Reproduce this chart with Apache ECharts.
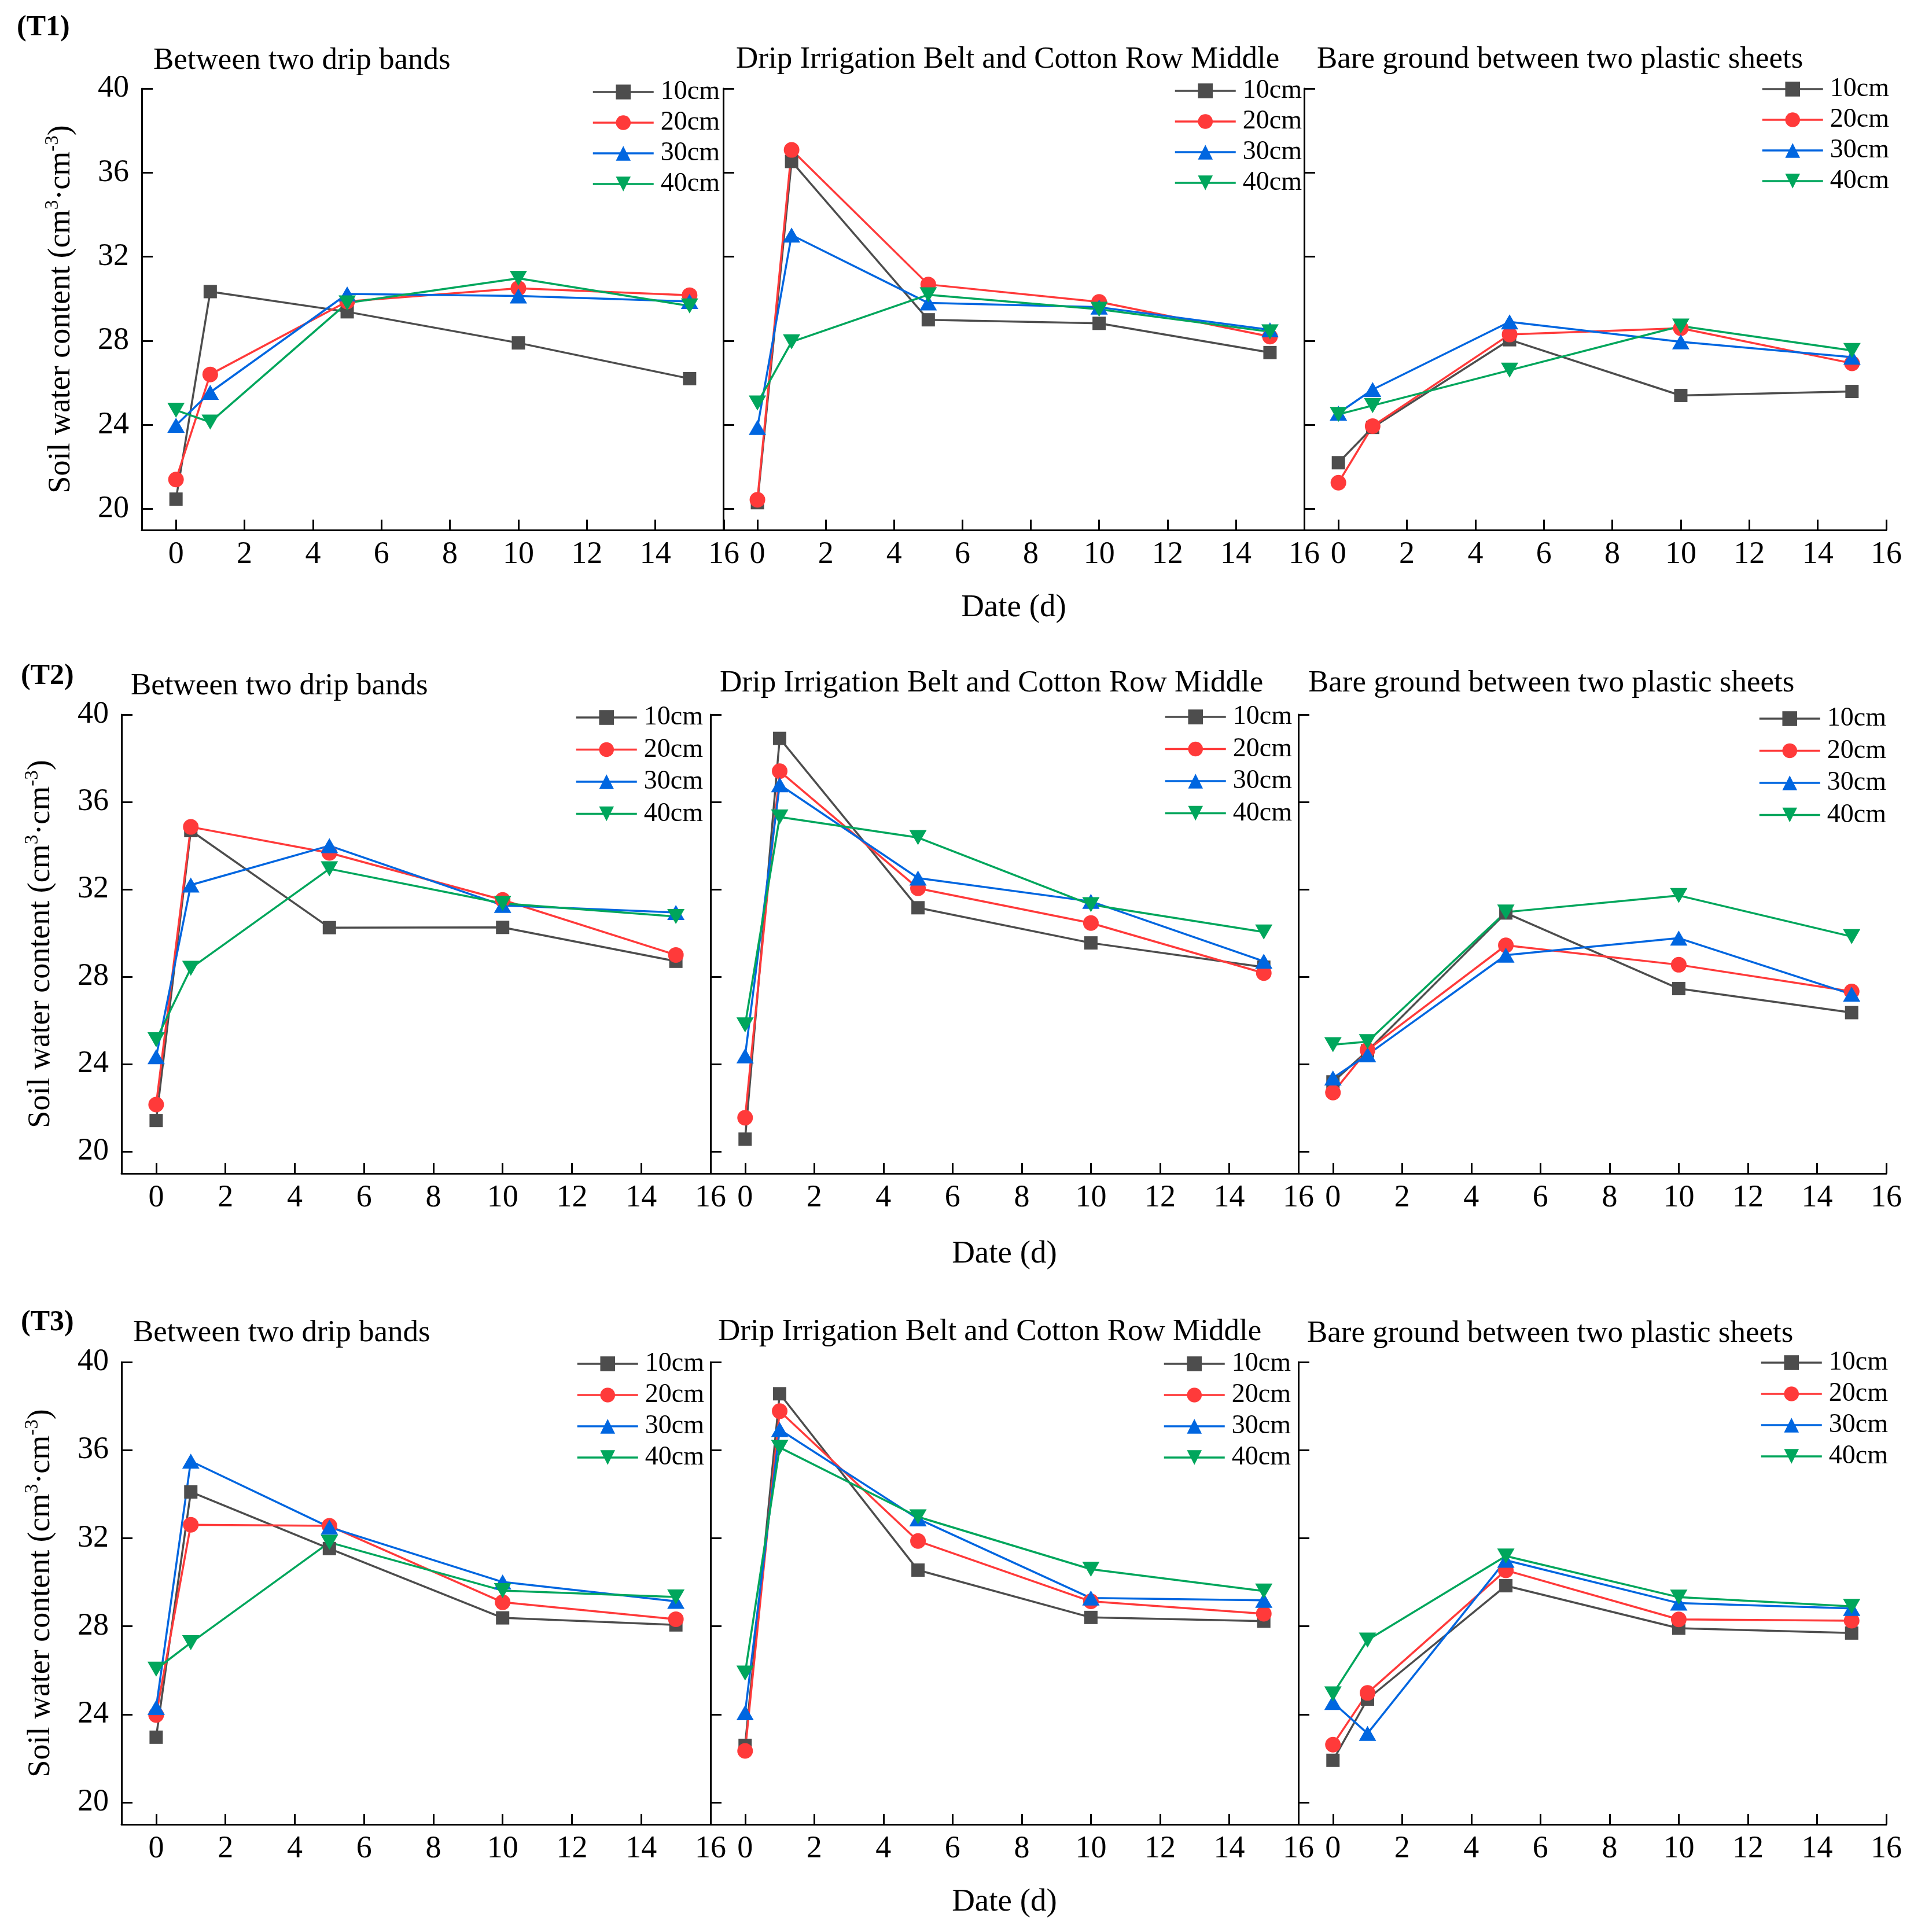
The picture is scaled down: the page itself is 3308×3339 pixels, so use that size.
<!DOCTYPE html>
<html><head><meta charset="utf-8">
<script src="https://cdn.jsdelivr.net/npm/echarts@6/dist/echarts.min.js"></script>
<style>html,body{margin:0;padding:0;background:#fff}#c{width:3308px;height:3339px}</style>
</head><body><div id="c"></div>
<script>
// ---------- data ----------
const days = [0, 1, 5, 10, 15];
const depths = ['10cm', '20cm', '30cm', '40cm'];
const xTicks = [0, 2, 4, 6, 8, 10, 12, 14, 16];
const yTicks = [20, 24, 28, 32, 36, 40];
const treatments = ['(T1)', '(T2)', '(T3)'];
const positions = ['Between two drip bands', 'Drip Irrigation Belt and Cotton Row Middle', 'Bare ground between two plastic sheets'];
const xAxisName = 'Date (d)';

// each panel: rows = 10cm, 20cm, 30cm, 40cm ; columns = days
const T1_between = [
  [20.47, 30.34, 29.38, 27.90, 26.20],
  [21.40, 26.40, 29.87, 30.50, 30.17],
  [23.98, 25.55, 30.23, 30.13, 29.87],
  [24.70, 24.13, 29.80, 30.97, 29.66]
];
const T1_middle = [
  [20.30, 36.53, 29.00, 28.83, 27.44],
  [20.44, 37.08, 30.68, 29.85, 28.20],
  [23.88, 33.03, 29.80, 29.60, 28.52],
  [25.04, 27.95, 30.19, 29.50, 28.43]
];
const T1_bare = [
  [22.20, 23.88, 28.05, 25.40, 25.59],
  [21.25, 23.94, 28.30, 28.60, 26.93],
  [24.56, 25.68, 28.90, 27.95, 27.22],
  [24.50, 24.92, 26.60, 28.70, 27.54]
];
const T2_between = [
  [21.42, 34.69, 30.25, 30.26, 28.71],
  [22.15, 34.86, 33.67, 31.52, 29.00],
  [24.34, 32.20, 34.00, 31.27, 30.94],
  [25.12, 28.39, 32.94, 31.36, 30.76]
];
const T2_middle = [
  [20.57, 38.91, 31.16, 29.55, 28.44],
  [21.55, 37.41, 32.05, 30.46, 28.17],
  [24.38, 36.79, 32.52, 31.45, 28.71],
  [25.80, 35.31, 34.37, 31.30, 30.05]
];
const T2_bare = [
  [23.19, 24.61, 30.92, 27.46, 26.36],
  [22.70, 24.65, 29.44, 28.55, 27.33],
  [23.37, 24.43, 28.99, 29.77, 27.20],
  [24.89, 25.03, 30.96, 31.72, 29.84]
];
const T3_between = [
  [22.96, 34.10, 31.53, 28.38, 28.06],
  [23.97, 32.61, 32.56, 29.09, 28.32],
  [24.31, 35.50, 32.50, 30.01, 29.13],
  [26.05, 27.25, 31.81, 29.62, 29.33]
];
const T3_middle = [
  [22.59, 38.56, 30.55, 28.40, 28.23],
  [22.34, 37.77, 31.87, 29.13, 28.57],
  [24.07, 36.93, 32.88, 29.28, 29.18],
  [25.87, 36.12, 32.97, 30.59, 29.60]
];
const T3_bare = [
  [21.91, 24.69, 29.84, 27.91, 27.69],
  [22.62, 24.97, 30.54, 28.31, 28.25],
  [24.54, 23.13, 31.00, 29.05, 28.81],
  [24.93, 27.37, 31.19, 29.32, 28.90]
];
const panelData = [
  [T1_between, T1_middle, T1_bare],
  [T2_between, T2_middle, T2_bare],
  [T3_between, T3_middle, T3_bare]
];

// ---------- layout & style ----------
const FONT = "'Liberation Serif','Times New Roman',serif";
const colors = ['#4d4d4d', '#ff3a3a', '#0066e0', '#00a65c'];
const symbols = ['rect', 'circle', 'triangle', 'path://M0,0L10,0L5,8.66Z'];
const symbolSizes = [23, 27, [30, 26], [30, 26]];
const rows = [
  {top:153, bottom:916, xs:[[245,1251],[1250,2254],[2254,3260]], titleTop:[79,77,77], titleLeft:[265,1272,2276],
   tagLeft:29, tagTop:23, legLeft:[1023,2029,3044], legTop:[136,134,131], legGap:7, dateGap:107},
  {top:1235, bottom:2028, xs:[[210,1228],[1228,2244],[2244,3260]], titleTop:[1160,1155,1155], titleLeft:[226,1244,2261],
   tagLeft:36, tagTop:1144, legLeft:[994,2012,3039], legTop:[1217,1216,1219], legGap:9.5, dateGap:112},
  {top:2354, bottom:3153, xs:[[210,1228],[1228,2244],[2244,3260]], titleTop:[2278,2276,2279], titleLeft:[230,1241,2259],
   tagLeft:36, tagTop:2261, legLeft:[996,2010,3042], legTop:[2334,2334,2332], legGap:8, dateGap:107}
];

const option = {
  animation: false,
  backgroundColor: '#ffffff',
  title: [], grid: [], xAxis: [], yAxis: [], legend: [], series: []
};

rows.forEach((r, ri) => {
  option.title.push({
    text: treatments[ri], left: r.tagLeft, top: r.tagTop, padding: 0,
    textStyle: {fontFamily: FONT, fontSize: 50, fontWeight: 'bold', color: '#000'}
  });
  for (let c = 0; c < 3; c++) {
    const gi = ri * 3 + c;
    option.title.push({
      text: positions[c], left: r.titleLeft[c], top: r.titleTop[c], padding: 0,
      textStyle: {fontFamily: FONT, fontSize: 53, fontWeight: 'normal', color: '#000'}
    });
    option.grid.push({
      left: r.xs[c][0], width: r.xs[c][1] - r.xs[c][0], top: r.top, height: r.bottom - r.top,
      containLabel: false, outerBoundsMode: 'none'
    });
    option.xAxis.push({
      gridIndex: gi, type: 'value', min: -1, max: 16,
      name: c === 1 ? xAxisName : '', nameLocation: 'middle', nameGap: r.dateGap,
      nameTextStyle: {fontFamily: FONT, fontSize: 55, color: '#000'},
      axisLine: {show: true, onZero: false, lineStyle: {color: '#000', width: 3}},
      axisTick: {show: true, inside: true, length: 18, customValues: xTicks, lineStyle: {color: '#000', width: 3}},
      axisLabel: {show: true, customValues: xTicks, fontFamily: FONT, fontSize: 54, color: '#000', margin: 16},
      splitLine: {show: false}
    });
    option.yAxis.push({
      gridIndex: gi, type: 'value', min: 19, max: 40,
      name: c === 0 ? '{a|Soil water content (cm}{s|3}{a|·cm}{s|-3}{a|)}' : '',
      nameLocation: 'middle', nameGap: 108,
      nameTextStyle: {
        color: '#000',
        rich: {
          a: {fontFamily: FONT, fontSize: 54, color: '#000', lineHeight: 62, verticalAlign: 'middle'},
          s: {fontFamily: FONT, fontSize: 33, color: '#000', lineHeight: 36, verticalAlign: 'top'}
        }
      },
      axisLine: {show: true, onZero: false, lineStyle: {color: '#000', width: 3}},
      axisTick: {show: true, inside: true, length: 19, customValues: yTicks, lineStyle: {color: '#000', width: 3}},
      axisLabel: {show: c === 0, customValues: yTicks, fontFamily: FONT, fontSize: 54, color: '#000', margin: 22},
      splitLine: {show: false}
    });
    option.legend.push({
      orient: 'vertical', left: r.legLeft[c], top: r.legTop[c], padding: 0,
      itemWidth: 105, itemHeight: 32, itemGap: r.legGap,
      data: depths.slice(),
      lineStyle: {width: 3.5},
      textStyle: {fontFamily: FONT, fontSize: 46, color: '#000', padding: [0, 0, 0, 7]}
    });
    const vals = panelData[ri][c];
    depths.forEach((d, k) => {
      option.series.push({
        type: 'line', name: d, xAxisIndex: gi, yAxisIndex: gi,
        data: days.map((day, j) => [day, vals[k][j]]),
        symbol: symbols[k], symbolSize: symbolSizes[k],
        color: colors[k],
        itemStyle: {color: colors[k]},
        lineStyle: {color: colors[k], width: 3.5},
        emphasis: {disabled: true}
      });
    });
  }
});

const chart = echarts.init(document.getElementById('c'), null, {renderer: 'canvas', width: 3308, height: 3339, devicePixelRatio: 1});
chart.setOption(option);
</script>
</body></html>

_TO BE DONE_.
Leave out any pictures and return exactly the lines from the beginning of the data through the line with "const xAxisName = 'Date (d)';", inclusive.

_SOLVED PROBLEM_.
Reproduce this chart with Apache ECharts.
The picture is scaled down: the page itself is 3308×3339 pixels, so use that size.
<!DOCTYPE html>
<html><head><meta charset="utf-8">
<script src="https://cdn.jsdelivr.net/npm/echarts@6/dist/echarts.min.js"></script>
<style>html,body{margin:0;padding:0;background:#fff}#c{width:3308px;height:3339px}</style>
</head><body><div id="c"></div>
<script>
// ---------- data ----------
const days = [0, 1, 5, 10, 15];
const depths = ['10cm', '20cm', '30cm', '40cm'];
const xTicks = [0, 2, 4, 6, 8, 10, 12, 14, 16];
const yTicks = [20, 24, 28, 32, 36, 40];
const treatments = ['(T1)', '(T2)', '(T3)'];
const positions = ['Between two drip bands', 'Drip Irrigation Belt and Cotton Row Middle', 'Bare ground between two plastic sheets'];
const xAxisName = 'Date (d)';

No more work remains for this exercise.